Fukushima and Hiroshima: Accounts of 50 local residents, Part 2 
Jun. 29, 2011
Article 6: The importance of disclosing survey findings
by Yoko Yamamoto and Seiji Shitakubo, Staff Writers
Survey results should be utilized for the benefit of residents
At the end of May, more than two months after the onset of the accident at the Fukushima No. 1 (Daiichi) nuclear power plant, Kenta Sato, 29, paid a visit to the National Institute of Radiological Sciences (NIRS) in Chiba. Mr. Sato, who runs a business in the formwork industry in the town of Iitate in Fukushima Prefecture, asked the institute to measure his internal exposure to radiation using a whole body counter. Because he had spent a considerable amount of time outdoors even after the accident, due to the nature of his work, he was concerned about possible internal exposure.
Readings not disclosed
However, he was only told that the readings were under the designated limits and no numerical data was provided. When he asked why he was not being given more detailed information, NIRS replied that such result would be impenetrable to the average person. Mr. Sato still feels dissatisfied with this explanation.
Like A-bomb survivors in Hiroshima and Nagasaki, Mr. Sato wants to understand precisely what the impact has been to his body as a result of his exposure to radiation.
In the 1950s, the Atomic Bomb Casualty Commission (ABCC), the forerunner of the current Radiation Effects Research Foundation (RERF), pursued follow-up surveys of about 120,000 A-bomb survivors. While findings of these epidemiological surveys have been utilized for establishing global standards for radiation protection, some survivors held distrust toward the ABCC since they felt that they were used as guinea pigs or they were made subjects of research but were not provided with medical treatment.
The prefectural government of Fukushima has decided to launch a survey in August to monitor the health of 2.02 million residents of the prefecture. The important thing in connection with this effort is that residents should be able to make the most of the findings. The failings of the surveys conducted in Hiroshima should not be repeated.
In the planned survey for Fukushima Prefecture, exposure doses will be estimated through medical interview forms and other means. The survey will be initiated earlier, by the end of this month, for 28,000 residents of areas where high levels of radiation have been recorded, including Namie, the Yamakiya area of Kawamata, and Iitate. Internal exposure doses will be examined for 100 of these residents.
Expertise accumulated by the RERF, Hiroshima University, and Nagasaki University is expected to play an important role.
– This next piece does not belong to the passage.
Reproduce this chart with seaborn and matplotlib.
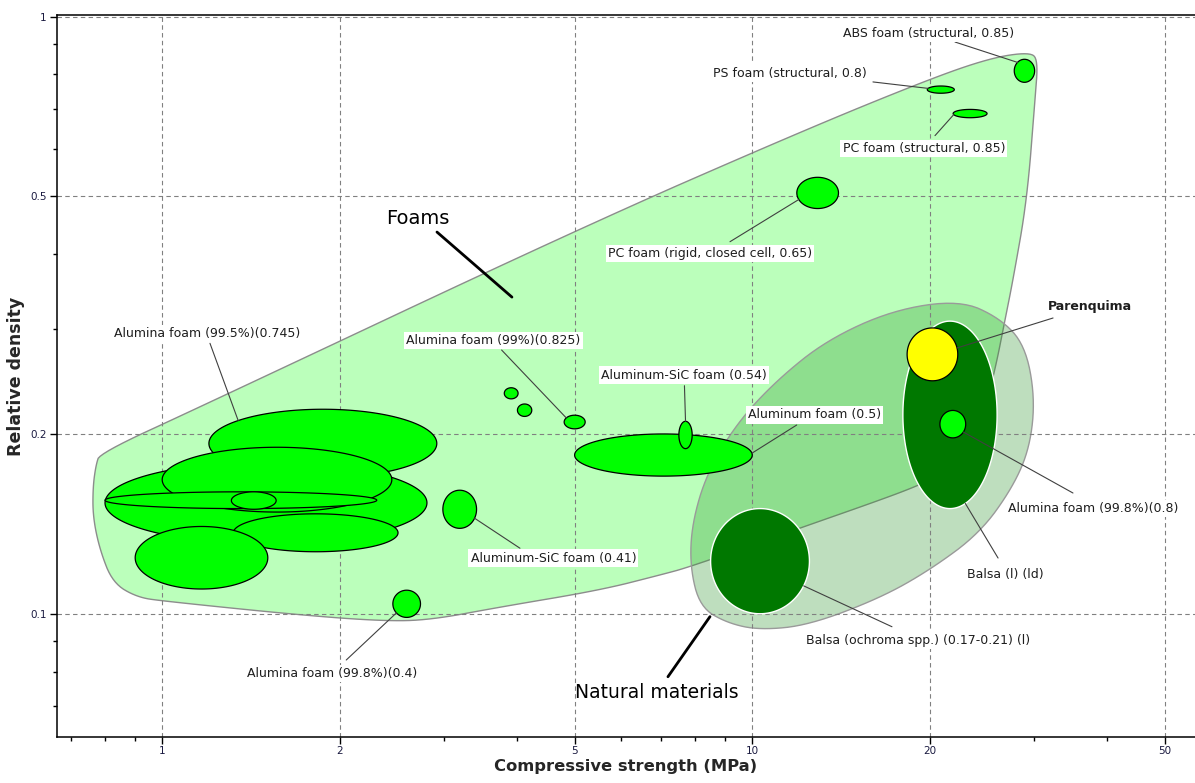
import numpy as np
import matplotlib
matplotlib.use("Agg")
import matplotlib.pyplot as plt
from matplotlib.ticker import FixedLocator, FixedFormatter, LogLocator, NullFormatter
import seaborn as sns

# ---------------------------------------------------------------------------
# Material bubbles: compressive strength range (MPa) and relative density range
# ---------------------------------------------------------------------------
labels = [
    "", "Alumina foam (99.5%)(0.745)", "", "", "", "", "",
    "Alumina foam (99.8%)(0.4)", "Aluminum-SiC foam (0.41)", "", "",
    "Alumina foam (99%)(0.825)", "Aluminum foam (0.5)", "Aluminum-SiC foam (0.54)",
    "PC foam (rigid, closed cell, 0.65)", "PS foam (structural, 0.8)",
    "PC foam (structural, 0.85)", "ABS foam (structural, 0.85)",
    "Balsa (ochroma spp.) (0.17-0.21) (l)", "Balsa (l) (ld)",
    "Alumina foam (99.8%)(0.8)", "Parenquima",
]
family = [
    "foam", "foam", "foam", "foam", "foam", "foam", "foam",
    "foam", "foam", "foam", "foam",
    "foam", "foam", "foam",
    "foam", "foam", "foam", "foam",
    "natural", "natural",
    "foam", "study",
]
strength_lo = [0.80, 1.20, 1.00, 0.80, 1.31, 1.32, 0.90,
               2.46, 2.99, 3.80, 4.00,
               4.80, 5.00, 7.51,
               11.9, 19.8, 21.9, 27.8,
               8.5, 18.0,
               20.8, 18.3]
strength_hi = [2.81, 2.92, 2.45, 2.31, 1.56, 2.51, 1.51,
               2.74, 3.41, 4.01, 4.23,
               5.21, 10.0, 7.91,
               14.0, 22.0, 25.0, 30.1,
               12.5, 26.0,
               23.0, 22.3]
density_lo = [0.131, 0.169, 0.148, 0.150, 0.1496, 0.127, 0.110,
              0.0986, 0.139, 0.229, 0.214,
              0.204, 0.170, 0.189,
              0.477, 0.744, 0.677, 0.776,
              0.100, 0.150,
              0.197, 0.2455]
density_hi = [0.1795, 0.220, 0.190, 0.160, 0.160, 0.147, 0.140,
              0.1095, 0.161, 0.239, 0.2245,
              0.215, 0.200, 0.210,
              0.538, 0.765, 0.699, 0.848,
              0.150, 0.309,
              0.219, 0.301]

# Family envelopes (outline vertices: strength MPa, relative density)
foam_env_strength = [0.7843, 1.1586, 5.106, 12.04, 19.78, 25.29, 29.56, 30.50,
                     30.14, 29.22, 27.66, 26.81, 25.79, 24.51, 22.94, 20.80,
                     19.02, 16.46, 12.04, 7.845, 6.975, 5.519, 3.735, 2.843,
                     2.366, 1.712, 1.003, 0.906, 0.8249, 0.7843, 0.7632,
                     0.7632, 0.7722]
foam_env_density = [0.1858, 0.2219, 0.4423, 0.6406, 0.7829, 0.8520, 0.8720,
                    0.8455, 0.7248, 0.4929, 0.3620, 0.3102, 0.2559, 0.2111,
                    0.1844, 0.1708, 0.1636, 0.1550, 0.1391, 0.1198, 0.1161,
                    0.1095, 0.1026, 0.0976, 0.0972, 0.0995, 0.1050, 0.1066,
                    0.1126, 0.1278, 0.1452, 0.1630, 0.1774]
natural_env_strength = [22.49, 26.29, 28.99, 30.14, 29.56, 27.66, 24.32, 20.01,
                        16.46, 12.48, 10.30, 9.060, 8.156, 7.845, 7.906, 8.381,
                        9.421, 11.01, 13.38, 17.31]
natural_env_density = [0.3351, 0.3126, 0.2818, 0.2306, 0.1902, 0.1630, 0.1365,
                       0.1184, 0.1062, 0.0957, 0.0939, 0.0965, 0.1026, 0.1198,
                       0.1418, 0.1721, 0.2086, 0.2462, 0.2873, 0.3225]

x_ticks = [1, 2, 5, 10, 20, 50]
x_tick_labels = ["1", "2", "5", "10", "20", "50"]
y_ticks = [0.1, 0.2, 0.5, 1]
y_tick_labels = ["0.1", "0.2", "0.5", "1"]

# Label placement: text centre and leader start (axes fraction),
# leader end given as an angle on the bubble outline (degrees)
label_layout = {
    "ABS foam (structural, 0.85)": ((0.7663, 0.9751), (0.7892, 0.9626), 133),
    "PS foam (structural, 0.8)": ((0.6442, 0.9196), (0.7171, 0.9073), 160),
    "PC foam (structural, 0.85)": ((0.7619, 0.8153), (0.7716, 0.8329), 195),
    "PC foam (rigid, closed cell, 0.65)": ((0.5739, 0.6698), (0.5915, 0.6859), 205),
    "Alumina foam (99%)(0.825)": ((0.3836, 0.5487), (0.3909, 0.5358), 143),
    "Aluminum-SiC foam (0.54)": ((0.5513, 0.5012), (0.5515, 0.4864), 90),
    "Aluminum foam (0.5)": ((0.6657, 0.4458), (0.6501, 0.4319), 5),
    "Aluminum-SiC foam (0.41)": ((0.4364, 0.2476), (0.4070, 0.2612), 332),
    "Alumina foam (99.8%)(0.4)": ((0.2422, 0.0878), (0.2544, 0.1063), 222),
    "Alumina foam (99.5%)(0.745)": ((0.1318, 0.5590), (0.1347, 0.5451), 138),
    "Parenquima": ((0.9073, 0.5958), (0.8753, 0.5802), 14),
    "Alumina foam (99.8%)(0.8)": ((0.9107, 0.3165), (0.8928, 0.3377), 325),
    "Balsa (l) (ld)": ((0.8334, 0.2254), (0.8270, 0.2476), 289),
    "Balsa (ochroma spp.) (0.17-0.21) (l)": ((0.7564, 0.1340), (0.7338, 0.1524), 332),
}


def bubble_outline(xlo, xhi, ylo, yhi, n=240):
    """Ellipse spanning the property ranges, drawn in log-log space."""
    lx0, lx1 = np.log10([xlo, xhi])
    ly0, ly1 = np.log10([ylo, yhi])
    t = np.linspace(0, 2 * np.pi, n)
    return (10 ** ((lx0 + lx1) / 2 + (lx1 - lx0) / 2 * np.cos(t)),
            10 ** ((ly0 + ly1) / 2 + (ly1 - ly0) / 2 * np.sin(t)))


def bubble_point(xlo, xhi, ylo, yhi, angle):
    lx0, lx1 = np.log10([xlo, xhi])
    ly0, ly1 = np.log10([ylo, yhi])
    t = np.deg2rad(angle)
    return (10 ** ((lx0 + lx1) / 2 + (lx1 - lx0) / 2 * np.cos(t)),
            10 ** ((ly0 + ly1) / 2 + (ly1 - ly0) / 2 * np.sin(t)))


def smooth_closed(xs, ys, iterations=3):
    """Chaikin corner cutting of a closed outline in log space."""
    p = np.column_stack([np.log10(xs), np.log10(ys)])
    for _ in range(iterations):
        q = np.roll(p, -1, axis=0)
        new = np.empty((2 * len(p), 2))
        new[0::2] = 0.75 * p + 0.25 * q
        new[1::2] = 0.25 * p + 0.75 * q
        p = new
    return 10 ** p[:, 0], 10 ** p[:, 1]


sns.set_theme(style="ticks")
plt.rcParams["font.family"] = ["DejaVu Sans"]
plt.rcParams["axes.linewidth"] = 1.1

fig = plt.figure(figsize=(11.95, 7.83), dpi=100)
ax = fig.add_axes([0.0474, 0.0591, 0.9526, 0.9217])
ax.set_xscale("log")
ax.set_yscale("log")
ax.set_xlim(0.6624, 56.28)
ax.set_ylim(0.06224, 1.0058)

# Family envelopes
fx, fy = smooth_closed(foam_env_strength, foam_env_density, 3)
ax.fill(fx, fy, facecolor="#bbffbb", edgecolor="#8c8c8c", lw=1.0, zorder=0.2)
nx, ny = smooth_closed(natural_env_strength, natural_env_density, 3)
ax.fill(nx, ny, facecolor=(0.16, 0.58, 0.16, 0.30), edgecolor="#9a9a9a", lw=1.0, zorder=0.3)

# Grid above envelopes, below bubbles
ax.set_axisbelow(True)
ax.grid(True, which="major", color="#808080", lw=0.8, ls=(0, (4, 3)))

styles = {
    "foam": dict(facecolor="#00ff00", edgecolor="black", lw=0.9),
    "natural": dict(facecolor="#007800", edgecolor="white", lw=1.0),
    "study": dict(facecolor="#ffff00", edgecolor="black", lw=0.9),
}
for i in range(len(labels)):
    bx, by = bubble_outline(strength_lo[i], strength_hi[i], density_lo[i], density_hi[i])
    ax.fill(bx, by, zorder=2 + i * 0.01, **styles[family[i]])

# Labels with leader lines
for i, lab in enumerate(labels):
    if not lab:
        continue
    pos, start, ang = label_layout[lab]
    end = bubble_point(strength_lo[i], strength_hi[i], density_lo[i], density_hi[i], ang)
    ax.annotate("", xy=end, xycoords="data", xytext=start, textcoords="axes fraction",
                arrowprops=dict(arrowstyle="-", color="#404040", lw=0.8,
                                shrinkA=0, shrinkB=0), zorder=8)
    ax.text(pos[0], pos[1], lab, transform=ax.transAxes, ha="center", va="center",
            fontsize=9, color="#1e1e1e",
            fontweight="bold" if family[i] == "study" else "normal",
            bbox=dict(boxstyle="square,pad=0.18", fc="white", ec="none"), zorder=9)

# Family callouts
ax.annotate("", xy=(3.915, 0.339), xycoords="data", xytext=(0.3341, 0.6993),
            textcoords="axes fraction",
            arrowprops=dict(arrowstyle="-", color="black", lw=2.0, shrinkA=0, shrinkB=0),
            zorder=8)
ax.text(0.3174, 0.7187, "Foams", transform=ax.transAxes, ha="center", va="center",
        fontsize=14, color="black", zorder=9)
ax.annotate("", xy=(8.48, 0.0989), xycoords="data", xytext=(0.5370, 0.0831),
            textcoords="axes fraction",
            arrowprops=dict(arrowstyle="-", color="black", lw=2.0, shrinkA=0, shrinkB=0),
            zorder=8)
ax.text(0.5269, 0.0606, "Natural materials", transform=ax.transAxes, ha="center",
        va="center", fontsize=13.5, color="black", zorder=9)

# Axes, ticks
ax.xaxis.set_major_locator(FixedLocator(x_ticks))
ax.xaxis.set_major_formatter(FixedFormatter(x_tick_labels))
ax.yaxis.set_major_locator(FixedLocator(y_ticks))
ax.yaxis.set_major_formatter(FixedFormatter(y_tick_labels))
ax.xaxis.set_minor_locator(LogLocator(base=10, subs=np.arange(2, 10)))
ax.yaxis.set_minor_locator(LogLocator(base=10, subs=np.arange(2, 10)))
ax.xaxis.set_minor_formatter(NullFormatter())
ax.yaxis.set_minor_formatter(NullFormatter())
ax.tick_params(which="major", direction="out", length=5, width=1.0, labelsize=7.5,
               colors="black", labelcolor="#1a1a40", pad=2)
ax.tick_params(which="minor", direction="out", length=3, width=1.0, colors="black")

for side in ("left", "bottom", "top"):
    ax.spines[side].set_color("black")
sns.despine(ax=ax, top=False, right=True)

ax.set_xlabel("Compressive strength (MPa)", fontsize=11.8, fontweight="bold", labelpad=2)
ax.set_ylabel("Relative density", fontsize=12.5, fontweight="bold", labelpad=4)

fig.savefig("out.png", dpi=100)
Kenji Kamiya, one of the members of the committee responsible for the survey, is director of Hiroshima University’s Research Institute for Radiation and Medicine and an expert in radiation damage. He said, “Since there are no records of this kind of low-dose, long-term exposure [as in Fukushima], only the accumulated data of Hiroshima and Nagasaki will make it possible to evaluate the effects of such exposure.”
Examine internal exposure dose of all residents
“I hope strongly that the survey will be conducted as soon as possible,” said Takumi Aizawa, 40, a resident of Iitate. The prefectural government employee wants all the 6,200 residents of the village examined for internal exposure, saying, “Everyone is worried about the amount of radioactive substances that have entered our bodies.”
The municipal department, which is responsible for selecting 100 people for the internal exposure examination, has been flooded with inquiries from parents of infants and young children. Teenagers, too, are expressing concern. Aya Kikuchi, 17, a high school student and a resident of Namie, hopes that she will be chosen as one of 100 subjects for the examination, explaining that she hopes to give birth to a healthy baby in the future.
In Iitate, for which an evacuation order has been issued, Mr. Sato said, “Whether we leave or stay here, I want to know what the truth is at this point.”